Where I see a distinct difference is when film is used for the very characteristic that defines it ... the gritty realness that our eye has come to impart on certain types of film shots. Where others banish grain, I embrace it.

As to the CFV, the unreliability issues are over stated IMO, and are the result of the usual "problems are loud" and "success is busy making photographs". The problems are real, and the victims most certainly justified in loudly complaining ... just as I would in the same situation. Nothing is perfect ... except of course my CFV and that of many friends who also own that back : -)

What the CFV has proven to me is that the 9 micron pixel pitch is perfect for the Hasselblad V system and it's lenses. If I went larger it wouild be a 645 22 meg back I think.
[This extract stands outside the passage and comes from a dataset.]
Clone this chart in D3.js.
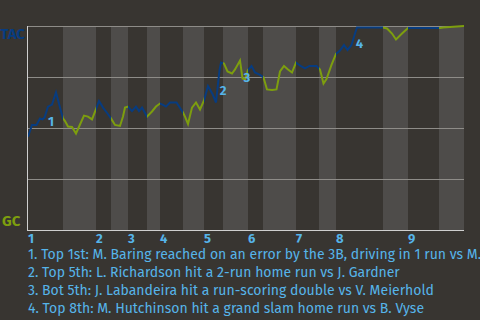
<!DOCTYPE html>
<html>
<head>
<meta charset="utf-8">
<script src="https://cdn.jsdelivr.net/npm/d3@7"></script>
<style>
  body { margin: 0; background: #383531; }
  svg { display: block; font-family: 'Fira Sans', 'Open Sans', sans-serif; }
</style>
</head>
<body>
<div id="chart"></div>
<script>
// half-inning boundaries (play index)
var halfInnings = [0, 8.75, 17, 20.75, 25, 29.75, 33, 38.75, 44, 48.75, 55, 58.75, 67, 72.75, 77, 88.75, 95, 102.75, 109];
var inningLabels = ['1', '2', '3', '4', '5', '6', '7', '8', '9'];

// TAC win probability by play
var plays = [0, 1, 2.125, 3, 3.625, 4.125, 5, 6, 7, 8, 8.75,
  9.25, 10, 11, 12, 13, 14, 15, 16, 17,
  17.75, 18.75, 19.875, 20.75,
  21.75, 23, 23.75, 24.25, 25,
  26, 27, 27.75, 28.5, 29.75,
  31, 32, 33,
  33.625, 34.5, 35.5, 37.125, 38.75,
  39.25, 40, 41, 42, 43, 44,
  45, 46.125, 47, 47.875, 48.25, 49,
  49.875, 51, 51.75, 53, 53.625, 54.25,
  55, 55.875, 56.75, 58, 58.875,
  59.75, 61, 62.125, 63, 64, 65, 66, 67,
  68.125, 69.25, 70.375, 72.125, 73,
  73.875, 74.625, 75.875, 77,
  78, 79, 79.875, 80.875, 81.75, 82.25, 88.75,
  89.75, 91, 92, 93.5, 94.875,
  95, 103,
  103.75, 109];
var winProb = [0.457, 0.515, 0.515, 0.547, 0.542, 0.551, 0.605, 0.615, 0.674, 0.6, 0.547,
  0.534, 0.507, 0.505, 0.473, 0.517, 0.561, 0.556, 0.542, 0.593,
  0.632, 0.6, 0.571, 0.547,
  0.515, 0.51, 0.556, 0.6, 0.605,
  0.583, 0.605, 0.583, 0.6, 0.556,
  0.581, 0.605, 0.62,
  0.615, 0.605, 0.625, 0.625, 0.576,
  0.556, 0.52, 0.6, 0.625, 0.591, 0.635,
  0.706, 0.667, 0.625, 0.784, 0.821, 0.816,
  0.777, 0.767, 0.787, 0.831, 0.743, 0.738,
  0.784, 0.804, 0.772, 0.76, 0.748,
  0.689, 0.686, 0.689, 0.777, 0.804, 0.787, 0.772, 0.821,
  0.804, 0.792, 0.804, 0.804, 0.787,
  0.718, 0.74, 0.809, 0.863,
  0.88, 0.907, 0.882, 0.907, 0.963, 0.993, 0.993,
  0.988, 0.963, 0.934, 0.963, 0.988,
  0.99, 0.99,
  0.993, 1];

// key plays
var notePlays = [5.75, 48.75, 54.75, 82.875];
var noteProbs = [0.534, 0.686, 0.75, 0.917];
var notes = [
  '1. Top 1st: M. Baring reached on an error by the 3B, driving in 1 run vs M.',
  '2. Top 5th: L. Richardson hit a 2-run home run vs J. Gardner',
  '3. Bot 5th: J. Labandeira hit a run-scoring double vs V. Meierhold',
  '4. Top 8th: M. Hutchinson hit a grand slam home run vs B. Vyse'
];

var width = 480;
var height = 320;
var margin = { top: 26, right: 16, bottom: 90, left: 28 };
var graphWidth = width - margin.left - margin.right;
var graphHeight = height - margin.top - margin.bottom;

var blue = '#073c80';
var green = '#7d9e0e';
var textBlue = '#56b4e9';

var svg = d3
  .select('#chart')
  .append('svg')
  .attr('width', width)
  .attr('height', height);

var graph = svg
  .append('g')
  .attr('transform', 'translate(' + margin.left + ',' + margin.top + ')');

var x = d3.scaleLinear().domain([0, 109]).range([0, graphWidth]);
var y = d3.scaleLinear().domain([0, 1]).range([graphHeight, 0]);

// half-inning bands
var bands = d3.pairs(halfInnings);
graph
  .selectAll('rect.band')
  .data(bands)
  .enter()
  .append('rect')
  .attr('class', 'band')
  .attr('x', d => x(d[0]))
  .attr('y', 0)
  .attr('width', d => x(d[1]) - x(d[0]))
  .attr('height', graphHeight)
  .attr('fill', (d, i) => (i % 2 ? '#4e4c4a' : '#383531'));

// grid
graph
  .selectAll('line.grid')
  .data([0.25, 0.5, 0.75, 1])
  .enter()
  .append('line')
  .attr('class', 'grid')
  .attr('x1', 0)
  .attr('x2', graphWidth)
  .attr('y1', d => Math.round(y(d)) + 0.5)
  .attr('y2', d => Math.round(y(d)) + 0.5)
  .attr('stroke', '#8e8c88')
  .attr('stroke-width', 1);

// axes
graph
  .append('line')
  .attr('x1', 0)
  .attr('x2', graphWidth)
  .attr('y1', graphHeight + 0.5)
  .attr('y2', graphHeight + 0.5)
  .attr('stroke', '#cfcfcf');
graph
  .append('line')
  .attr('x1', -0.5)
  .attr('x2', -0.5)
  .attr('y1', 0)
  .attr('y2', graphHeight + 1)
  .attr('stroke', '#cfcfcf');

// line, coloured by half-inning using clip paths
var points = plays.map((p, i) => [p, winProb[i]]);
var line = d3
  .line()
  .x(d => x(d[0]))
  .y(d => y(d[1]));

['top', 'bot'].forEach((half, h) => {
  var clip = svg
    .append('clipPath')
    .attr('id', 'clip-' + half);
  clip
    .selectAll('rect')
    .data(bands.filter((d, i) => i % 2 === h))
    .enter()
    .append('rect')
    .attr('x', d => x(d[0]))
    .attr('y', -10)
    .attr('width', d => x(d[1]) - x(d[0]))
    .attr('height', graphHeight + 20);

  graph
    .append('path')
    .datum(points)
    .attr('clip-path', 'url(#clip-' + half + ')')
    .attr('fill', 'none')
    .attr('stroke', h === 0 ? blue : green)
    .attr('stroke-width', 2)
    .attr('d', line);
});

// key play markers
graph
  .selectAll('text.note')
  .data(notePlays)
  .enter()
  .append('text')
  .attr('class', 'note')
  .attr('x', d => x(d))
  .attr('y', (d, i) => y(noteProbs[i]))
  .attr('dy', '0.36em')
  .attr('text-anchor', 'middle')
  .attr('fill', textBlue)
  .attr('font-size', 13)
  .attr('font-weight', 'bold')
  .text((d, i) => i + 1);

// inning labels
graph
  .selectAll('text.inning')
  .data(inningLabels)
  .enter()
  .append('text')
  .attr('class', 'inning')
  .attr('x', (d, i) => x(halfInnings[i * 2]))
  .attr('y', graphHeight + 12.5)
  .attr('fill', textBlue)
  .attr('font-size', 13)
  .attr('font-weight', 'bold')
  .text(d => d);

// team labels
svg
  .append('text')
  .attr('x', 25)
  .attr('y', 38.5)
  .attr('text-anchor', 'end')
  .attr('fill', blue)
  .attr('font-size', 15)
  .attr('font-weight', 'bold')
  .text('TAC');
svg
  .append('text')
  .attr('x', 2)
  .attr('y', 226)
  .attr('fill', green)
  .attr('font-size', 15)
  .attr('font-weight', 'bold')
  .text('GC');

// footnotes
svg
  .selectAll('text.footnote')
  .data(notes)
  .enter()
  .append('text')
  .attr('class', 'footnote')
  .attr('x', 28)
  .attr('y', (d, i) => 259 + i * 18)
  .attr('fill', textBlue)
  .attr('font-size', 14)
  .text(d => d);
</script>
</body>
</html>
Of course everybody is interested to compare any new product in the chain we use.
To find out where we stand everybody will do tests and compare new items with existing ones.
Where we differ in opinion is the value you and I give to results from tests done by others.
With all respect they do not have much meaning to me.
Their value will allways be limited for as far as I know these other users and consider their judgement relevant to me.

Do your own testing. That is my advice.
For me only first hand experience is important.
Of course I am interested to hear opinions from others but in the end only my opinion counts.
When looking for differences you are often seeking the limits of the subjects you are comparing.
That may be very usefull for you but for others this does not have to count in the same way.